Tinariwen is a Touareg group from the southern Sahara whose music is close to the blues of Ali Farka Toure. The band's name means "empty places" which certainly reflects their desert homeland.

Forced from their nomadic life in the Sahara, they were fighters in the Touareg insurgency against the Malian government. So, the band formed in 1982 in Colonel Ghadaffi's rebel camps.

The Libyan leader recruited this nation-less and disenfranchised people with promises to help them in their cause. Ghadaffi implied that he would train the Kel Tamashek and provide weapons to fight for their independence from the Malian government, but eventually the stateless rebels slowly realized that Ghadaffi's only intention was to use these fierce fighters in his own wars.

Radicalized by war and drought, Tinariwen invented a new style of music known as Tishoumaren, or music of the ishumar. Ishumar, which means unemployed, refers to a generation of young, enraged Tamashek exiles: people who left their stomping grounds for work after much repression and drought in Mali. Tinariwen wanted to carry on traditional music, but in exile they could rarely find the 30 or more musicians necessary to play the style.

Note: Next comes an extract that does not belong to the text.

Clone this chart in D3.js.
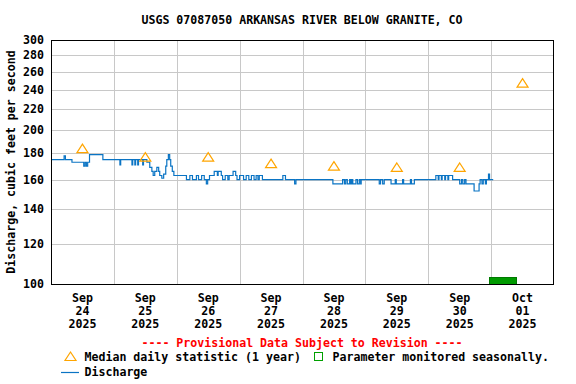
<!DOCTYPE html>
<html>
<head>
<meta charset="utf-8">
<script src="https://cdn.jsdelivr.net/npm/d3@7"></script>
<style>
  body { margin: 0; background: #fff; }
  text { font-family: "DejaVu Sans Mono", monospace; font-weight: bold; font-size: 11.6px; }
</style>
</head>
<body>
<div id="chart"></div>
<script>
const width = 576
const height = 384

// hours since 2025-09-24 00:00, discharge in cfs (step data)
const flowHours = [0,5,5.5,8,12.5,13,13.5,14,14.7,19.8,26.3,26.6,30.9,31.2,32,32.3,33.1,33.4,35,35.3,
  36.6,37.7,38.5,39,39.6,40.4,41.1,41.5,42.3,43,43.8,44.2,44.8,45.3,45.7,46.3,46.9,
  51.7,53,54,55.5,56.3,57.5,58.5,59.3,59.8,60.5,62.3,63.5,63.8,65,65.5,66.5,67.5,68,69.5,70.5,71,
  72,73.5,74.5,75.5,76.5,77.5,78.3,79,79.5,80.7,88.5,89.5,93,93.5,
  107.6,111.3,112,112.5,113.1,114,114.4,114.8,115.2,116.4,117,117.7,118.2,118.4,
  125.3,125.8,126.6,127.2,129.8,131.4,131.8,134.2,134.6,137.2,137.6,138.7,
  146.9,147.8,148.1,149,149.3,150.3,150.6,151.5,151.8,153.3,156,156.7,157.2,157.9,158.4,
  161.5,163.4,163.8,164.5,165,165.8,166.2,167,167.4,168.8]
const flowValues = [175,178,175,173,170,173,170,173,179,175,171,175,171,175,171,175,171,175,171,175,
  173,169,166,163,166,169,166,163,161,164,170,175,179,175,170,166,163,
  160,163,160,163,160,163,160,157,160,163,166,163,166,163,160,163,160,163,166,163,160,
  163,160,163,160,163,160,163,160,163,160,163,160,157,160,
  157,160,157,160,157,160,157,160,157,160,157,160,157,160,
  157,160,157,160,157,160,157,160,157,160,157,160,
  163,160,163,160,163,160,163,160,163,160,157,160,157,160,157,
  152,157,160,157,160,157,160,164,160,160]

const dayLabels = ["Sep|24|2025","Sep|25|2025","Sep|26|2025","Sep|27|2025","Sep|28|2025","Sep|29|2025","Sep|30|2025","Oct|01|2025"]
const medianValues = [184,177,177,172,170,169,169,247]
const yTicks = [100,120,140,160,180,200,220,240,260,280,300]
const seasonalSpan = [167.3, 177.5]   // hours, "parameter monitored seasonally" bar

const t0 = Date.UTC(2025, 8, 24)
const hr = h => new Date(t0 + h * 3600e3)

const plotLeft = 51, plotRight = 553, plotTop = 40, plotBottom = 284

const x = d3.scaleUtc()
  .domain([hr(0), hr(192)])
  .range([plotLeft, 554])

const y = d3.scaleLog()
  .domain([100, 300])
  .range([plotBottom, plotTop])

const svg = d3.select("#chart").append("svg")
  .attr("width", width)
  .attr("height", height)

svg.append("text")
  .attr("x", 302).attr("y", 24)
  .attr("text-anchor", "middle")
  .text("USGS 07087050 ARKANSAS RIVER BELOW GRANITE, CO")

/* grid */
const grid = svg.append("g").attr("shape-rendering", "crispEdges").attr("stroke", "#c8c8c8")
grid.selectAll(".h").data(yTicks.slice(1, -1)).join("line")
  .attr("x1", plotLeft).attr("x2", plotRight)
  .attr("y1", d => Math.round(y(d)) + 0.5).attr("y2", d => Math.round(y(d)) + 0.5)
grid.selectAll(".v").data(d3.range(1, 8)).join("line")
  .attr("y1", plotTop).attr("y2", plotBottom)
  .attr("x1", d => Math.round(x(hr(d * 24))) + 0.5).attr("x2", d => Math.round(x(hr(d * 24))) + 0.5)

/* y labels */
svg.append("g").selectAll("text").data(yTicks).join("text")
  .attr("x", 44).attr("y", d => y(d) + 4)
  .attr("text-anchor", "end")
  .text(d => d)

svg.append("text")
  .attr("transform", "translate(14.5,162) rotate(-90)")
  .attr("text-anchor", "middle")
  .text("Discharge, cubic feet per second")

/* x labels */
const xl = svg.append("g").selectAll("text").data(dayLabels).join("text")
  .attr("text-anchor", "middle")
  .attr("transform", (d, i) => `translate(${x(hr(i * 24 + 12))},0)`)
xl.selectAll("tspan").data(d => d.split("|")).join("tspan")
  .attr("x", 0)
  .attr("y", (d, i) => [302, 314.8, 327.5][i])
  .text(d => d)

/* seasonal bar */
svg.append("rect")
  .attr("x", x(hr(seasonalSpan[0]))).attr("y", 277)
  .attr("width", x(hr(seasonalSpan[1])) - x(hr(seasonalSpan[0])))
  .attr("height", plotBottom - 277)
  .attr("fill", "#009a00")
  .attr("stroke", "#007a00")
  .attr("shape-rendering", "crispEdges")

/* discharge */
const flow = flowHours.map((h, i) => ({ t: hr(h), v: flowValues[i] }))
svg.append("path")
  .datum(flow)
  .attr("fill", "none")
  .attr("stroke", "#0a74c4")
  .attr("stroke-width", 1.2)
  .attr("d", d3.line().x(d => x(d.t)).y(d => y(d.v)).curve(d3.curveStepAfter))

/* median triangles */
const tri = "M0,-4.5L5.5,4L-5.5,4Z"
svg.append("g").selectAll("path").data(medianValues).join("path")
  .attr("transform", (d, i) => `translate(${x(hr(i * 24 + 12))},${y(d)})`)
  .attr("d", tri)
  .attr("fill", "none")
  .attr("stroke", "#ffa500")
  .attr("stroke-width", 1.2)

/* frame */
svg.append("rect")
  .attr("x", plotLeft + 0.5).attr("y", plotTop + 0.5)
  .attr("width", plotRight - plotLeft).attr("height", plotBottom - plotTop)
  .attr("fill", "none").attr("stroke", "#000")
  .attr("shape-rendering", "crispEdges")

/* footer + legend */
svg.append("text")
  .attr("x", 302).attr("y", 346.5)
  .attr("text-anchor", "middle")
  .attr("fill", "#ff0000")
  .text("---- Provisional Data Subject to Revision ----")

svg.append("path")
  .attr("transform", "translate(70.5,356.5)")
  .attr("d", tri)
  .attr("fill", "none").attr("stroke", "#ffa500").attr("stroke-width", 1.2)
svg.append("text").attr("x", 84.5).attr("y", 360.5).text("Median daily statistic (1 year)")

svg.append("rect")
  .attr("x", 314.5).attr("y", 352.5).attr("width", 8).attr("height", 8)
  .attr("fill", "none").attr("stroke", "#00a000").attr("stroke-width", 1.2)
  .attr("shape-rendering", "crispEdges")
svg.append("text").attr("x", 332.5).attr("y", 360.5).text("Parameter monitored seasonally.")

svg.append("line")
  .attr("x1", 61).attr("x2", 79).attr("y1", 372.5).attr("y2", 372.5)
  .attr("stroke", "#0a74c4").attr("stroke-width", 1.2)
svg.append("text").attr("x", 84.5).attr("y", 376).text("Discharge")
</script>
</body>
</html>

They have combined traditional musical forms with a modern rebellious and radical rock sensibility -- traditional instruments such as the teherdent lute and shepherd flute were discarded in favor of the electric guitar, electric bass and drums.

Their music is loosely based on traditional Touareg music and the harsh melodies of the one-stringed Touareg violin, but also incorporates influences such as Bob Marley together with the other disparate influences, both western and middle eastern, which managed to penetrate that far into the desert.

With no postal or phone system to carry messages of resistance, Tinriwen's music became the underground telephone for the rebellion. Their sung poetry calls for the political awakening of consciousness and approaches the problems of the exile, of the repression in Mali, of the policy of their people's expulsion to Algeria and of the claims for sovereignty and self-determination.

Their cassettes were banned in Mali and Algeria and anyone carrying a recording risked bodily harm by the authorities.